Overview

Considered a “new genius” by Vincent Van Gogh and many of his contemporaries, Léon Lhermitte showed artistic talent at a young age. He was born in 1844 in the rural Aisne region in Northern France. In 1863, he settled in Paris to attend the prestigious École imperiale de dessin on a scholarship. Under the aegis of Horace Lecoq de Boisbaudran, Lhermitte learned to draw from memory using the method called the “picturesque memory”, which encouraged artists to develop the same acute eye for detail as a photographer.

 

In a naturalist way, Lhermitte used his training to capture the rural life from his childhood, where romanticized peasants worked in harmony with a bountiful natural environment. In fact, despite his numerous travels within France and abroad, never would his deep attachment to his rustic roots disappear from his life and prolific œuvre.

 

Charcoal drawing was a fundamental part of his work for the first twenty-five years of his career.

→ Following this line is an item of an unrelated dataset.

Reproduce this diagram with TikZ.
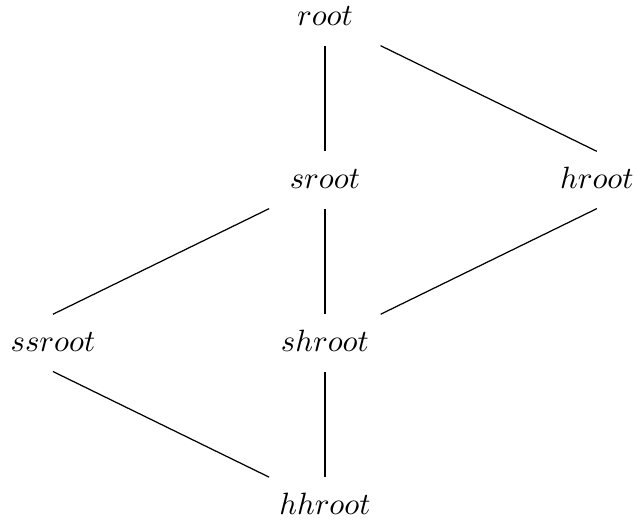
\documentclass[tikz,border=0pt]{standalone}
\usepackage{amsmath, amssymb}
\usepackage{tikz}
\tikzset{
    vert/.style={anchor=base, inner sep=0pt, minimum width=35.8pt,
        text height=12pt, text depth=6.2pt}}

\begin{document}
\begin{tikzpicture}[x=88.3pt, y=52.9pt]
                    \useasboundingbox (-17.2pt,8.44pt) rectangle (190.3pt,-160.7pt);

                    \node[vert] (R) at (1,0) {$root$};
                    \node[vert] (S) at (1,-1) {$sroot$};
                    \node[vert] (H) at (2,-1) {$hroot$};
                    \node[vert] (SS) at (0,-2) {$ssroot$};
                    \node[vert] (SH) at (1,-2) {$shroot$};
                    \node[vert] (HH) at (1,-3) {$hhroot$};

                    \draw (R.south) -- (S.north);
                    \draw (R.south east) -- (H.north);
                    \draw (S.south west) -- (SS.north);
                    \draw (S.south) -- (SH.north);
                    \draw (H.south) -- (SH.north east);
                    \draw (SS.south) -- (HH.north west);
                    \draw (SH.south) -- (HH.north);

\end{tikzpicture}
\end{document}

Less contrived than oils, Lhermitte achieved his most personal expression in this medium. An accomplished young draughtsman, he submitted his first work to the Salon, a charcoal drawing, The Banks of the Marne near Alfort in 1864. Lhermitte considered his monochromatic fusains and charcoal drawings finished works of art in their own right, suitable for public display and exhibition. As a result, Lhermitte was very much modern and admired by Rodin, Vincent van Gogh, who compared him to Rembrandt: He [Lhermitte]’s a master of the figure. He’s able to do what he likes with it — conceiving the whole neither from the colour nor from the local tone, but rather proceeding from the light — as Rembrandt did — there’s something astonishingly masterly in everything he does — in modelling, above all things, he utterly satisfies the demands of honest”. (Vincent Van Gogh to Theo, September 2 1885, letter 531).

 

In 1869, on the eve of the Franco-Prussian war, Lhermitte sailed to London to meet Alphonse Legros, who had established his studio there 6 years earlier. On his second visit in 1871, Legros referred Lhermitte to engrave the book Works of Art in the Collections of England illustratedbyLièvre. Legros also introduced Lhermitte to another French expat, the dealer Paul Durand-Ruel, who, at the outbreak of the war, had found refuge in the English Capital. While Lhermitte’s charcoals sold well at Durand-Ruel’s on New Bond Street, they achieved critical acclaim when shown in the groundbreaking exhibitions, “Black and Whites” at Dudley Gallery.

 

 Lhermitte was one of the few artists of his generation who excelled in more than one media.  The decade beginning in 1880 was Lhermitte’s most successful and creative period as a painter. He exhibited his rural scenes, such as The Plough (Le labourage) at the prestigious Royal Academy in London and Paying the Harvesters (La Paye des moissonneurs), at the Salon in 1882. Paye des moissonneurs was eventually purchased by the French State. Lhermitte’s commercial achievements reached their apex when in 1887, a contract was signed with Boussod, Valadon & co, the successors of Goupil & cie, the most prominent dealers at the time. Through his dealers’ extensive network, Lhermitte gained international fame and success for his paintings.

 

In 1898, once again at the forefront of new artistic movements, Lhermitte was invited to take part in the pioneer Vienna Secession exhibition alongside Gustav Klimt. He also continued to enjoy official commendation throughout the remainder of his career, receiving the Legion of Honor in 1884, a Grand Prix at the Exposition Universelle in 1889, and was elected to the Institut de France in 1905.